→ **WORK TO BE COMPLETED**:
Set down the material exactly as given, please, from its first line through the line that includes "plt.rcParams['axes.unicode_minus'] = False".

→ **STORED DATA**:
--- START ---
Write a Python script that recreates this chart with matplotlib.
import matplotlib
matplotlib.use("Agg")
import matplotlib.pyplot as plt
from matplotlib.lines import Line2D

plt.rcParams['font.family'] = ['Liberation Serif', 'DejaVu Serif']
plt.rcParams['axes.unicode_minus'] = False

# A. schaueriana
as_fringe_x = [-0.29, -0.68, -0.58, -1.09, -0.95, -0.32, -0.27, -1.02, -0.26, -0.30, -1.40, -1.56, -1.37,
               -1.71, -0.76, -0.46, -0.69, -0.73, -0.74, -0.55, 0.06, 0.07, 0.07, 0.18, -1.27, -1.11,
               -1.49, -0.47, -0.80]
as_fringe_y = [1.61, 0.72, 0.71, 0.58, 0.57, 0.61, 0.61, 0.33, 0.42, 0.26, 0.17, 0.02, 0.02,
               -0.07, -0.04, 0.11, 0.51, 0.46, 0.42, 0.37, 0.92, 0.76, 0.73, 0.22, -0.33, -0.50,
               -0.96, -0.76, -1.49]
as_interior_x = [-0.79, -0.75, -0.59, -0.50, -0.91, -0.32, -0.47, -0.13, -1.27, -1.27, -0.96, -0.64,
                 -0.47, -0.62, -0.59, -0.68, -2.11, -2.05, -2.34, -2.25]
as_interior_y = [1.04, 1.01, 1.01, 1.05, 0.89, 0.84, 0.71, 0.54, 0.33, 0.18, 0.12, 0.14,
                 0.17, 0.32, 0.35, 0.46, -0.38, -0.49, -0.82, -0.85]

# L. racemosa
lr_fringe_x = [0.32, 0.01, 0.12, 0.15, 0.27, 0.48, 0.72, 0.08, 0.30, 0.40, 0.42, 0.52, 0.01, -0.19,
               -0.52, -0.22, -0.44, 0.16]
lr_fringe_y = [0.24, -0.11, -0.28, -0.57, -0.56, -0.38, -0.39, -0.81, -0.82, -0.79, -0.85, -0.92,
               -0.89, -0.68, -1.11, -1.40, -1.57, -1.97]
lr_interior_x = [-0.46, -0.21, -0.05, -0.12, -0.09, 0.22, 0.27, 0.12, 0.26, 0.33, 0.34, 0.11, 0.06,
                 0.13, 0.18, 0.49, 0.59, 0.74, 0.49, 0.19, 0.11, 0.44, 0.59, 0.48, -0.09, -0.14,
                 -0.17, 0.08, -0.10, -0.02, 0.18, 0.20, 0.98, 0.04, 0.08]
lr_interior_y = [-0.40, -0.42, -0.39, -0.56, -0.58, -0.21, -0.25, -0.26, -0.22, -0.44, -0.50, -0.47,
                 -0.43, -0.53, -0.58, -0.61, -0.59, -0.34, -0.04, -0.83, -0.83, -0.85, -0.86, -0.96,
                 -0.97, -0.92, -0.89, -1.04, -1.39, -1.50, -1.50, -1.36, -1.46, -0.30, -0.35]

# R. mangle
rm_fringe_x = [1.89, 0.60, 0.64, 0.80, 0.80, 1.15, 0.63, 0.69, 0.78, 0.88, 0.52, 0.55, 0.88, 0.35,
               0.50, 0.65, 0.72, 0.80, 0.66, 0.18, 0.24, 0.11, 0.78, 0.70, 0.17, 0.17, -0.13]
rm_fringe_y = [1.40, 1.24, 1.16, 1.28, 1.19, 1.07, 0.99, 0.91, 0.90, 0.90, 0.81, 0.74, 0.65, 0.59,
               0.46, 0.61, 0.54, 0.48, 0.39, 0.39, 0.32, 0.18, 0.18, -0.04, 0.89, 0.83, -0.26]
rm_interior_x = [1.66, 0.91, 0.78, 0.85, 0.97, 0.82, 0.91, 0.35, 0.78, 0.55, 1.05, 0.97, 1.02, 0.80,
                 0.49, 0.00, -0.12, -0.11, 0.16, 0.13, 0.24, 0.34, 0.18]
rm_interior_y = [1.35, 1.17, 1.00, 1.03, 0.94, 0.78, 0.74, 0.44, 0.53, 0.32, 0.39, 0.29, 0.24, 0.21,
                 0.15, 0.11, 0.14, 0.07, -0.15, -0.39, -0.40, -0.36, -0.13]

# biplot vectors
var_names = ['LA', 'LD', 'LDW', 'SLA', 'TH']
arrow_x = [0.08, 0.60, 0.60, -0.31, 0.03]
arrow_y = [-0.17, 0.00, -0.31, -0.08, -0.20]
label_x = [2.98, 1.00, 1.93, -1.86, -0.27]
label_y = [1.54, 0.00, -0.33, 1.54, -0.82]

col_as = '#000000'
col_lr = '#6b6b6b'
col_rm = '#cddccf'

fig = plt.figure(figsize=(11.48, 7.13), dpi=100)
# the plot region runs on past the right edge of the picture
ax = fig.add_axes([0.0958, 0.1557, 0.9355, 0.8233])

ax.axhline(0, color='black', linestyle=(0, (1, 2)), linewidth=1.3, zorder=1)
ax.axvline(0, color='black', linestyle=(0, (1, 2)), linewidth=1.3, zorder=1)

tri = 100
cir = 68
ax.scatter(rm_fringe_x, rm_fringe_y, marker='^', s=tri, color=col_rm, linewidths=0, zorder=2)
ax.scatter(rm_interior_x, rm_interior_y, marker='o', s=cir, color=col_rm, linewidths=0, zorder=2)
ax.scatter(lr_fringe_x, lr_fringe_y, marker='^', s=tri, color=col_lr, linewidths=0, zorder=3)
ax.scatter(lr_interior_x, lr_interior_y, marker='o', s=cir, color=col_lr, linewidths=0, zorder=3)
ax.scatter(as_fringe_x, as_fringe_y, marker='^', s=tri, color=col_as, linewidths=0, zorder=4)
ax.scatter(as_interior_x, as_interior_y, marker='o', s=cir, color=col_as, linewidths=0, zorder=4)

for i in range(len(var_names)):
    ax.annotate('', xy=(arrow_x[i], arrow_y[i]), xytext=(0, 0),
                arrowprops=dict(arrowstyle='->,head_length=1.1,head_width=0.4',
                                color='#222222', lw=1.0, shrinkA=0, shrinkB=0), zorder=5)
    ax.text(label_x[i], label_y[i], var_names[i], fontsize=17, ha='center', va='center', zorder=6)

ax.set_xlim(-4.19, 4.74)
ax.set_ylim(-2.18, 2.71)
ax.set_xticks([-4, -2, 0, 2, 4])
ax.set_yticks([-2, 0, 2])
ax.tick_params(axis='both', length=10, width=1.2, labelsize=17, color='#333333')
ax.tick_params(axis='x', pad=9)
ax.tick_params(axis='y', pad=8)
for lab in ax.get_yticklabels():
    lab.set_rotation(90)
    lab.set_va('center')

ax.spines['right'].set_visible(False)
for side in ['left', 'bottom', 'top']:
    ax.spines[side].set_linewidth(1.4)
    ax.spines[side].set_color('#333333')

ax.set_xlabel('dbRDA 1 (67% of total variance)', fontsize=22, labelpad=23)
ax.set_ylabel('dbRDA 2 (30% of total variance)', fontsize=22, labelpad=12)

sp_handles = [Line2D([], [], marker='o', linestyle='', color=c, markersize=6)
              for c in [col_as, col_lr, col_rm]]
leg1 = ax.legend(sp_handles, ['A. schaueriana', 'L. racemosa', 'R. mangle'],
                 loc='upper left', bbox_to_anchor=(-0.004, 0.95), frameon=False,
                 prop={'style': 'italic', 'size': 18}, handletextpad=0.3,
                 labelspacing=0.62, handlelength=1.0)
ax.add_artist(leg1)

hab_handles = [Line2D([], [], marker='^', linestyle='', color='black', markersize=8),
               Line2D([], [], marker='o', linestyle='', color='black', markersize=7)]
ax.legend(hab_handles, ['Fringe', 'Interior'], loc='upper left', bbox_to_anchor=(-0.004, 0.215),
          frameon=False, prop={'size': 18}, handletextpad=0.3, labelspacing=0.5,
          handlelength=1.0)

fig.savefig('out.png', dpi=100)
--- END ---
→ **COMPLETE OUTPUT**:
Write a Python script that recreates this chart with matplotlib.
import matplotlib
matplotlib.use("Agg")
import matplotlib.pyplot as plt
from matplotlib.lines import Line2D

plt.rcParams['font.family'] = ['Liberation Serif', 'DejaVu Serif']
plt.rcParams['axes.unicode_minus'] = False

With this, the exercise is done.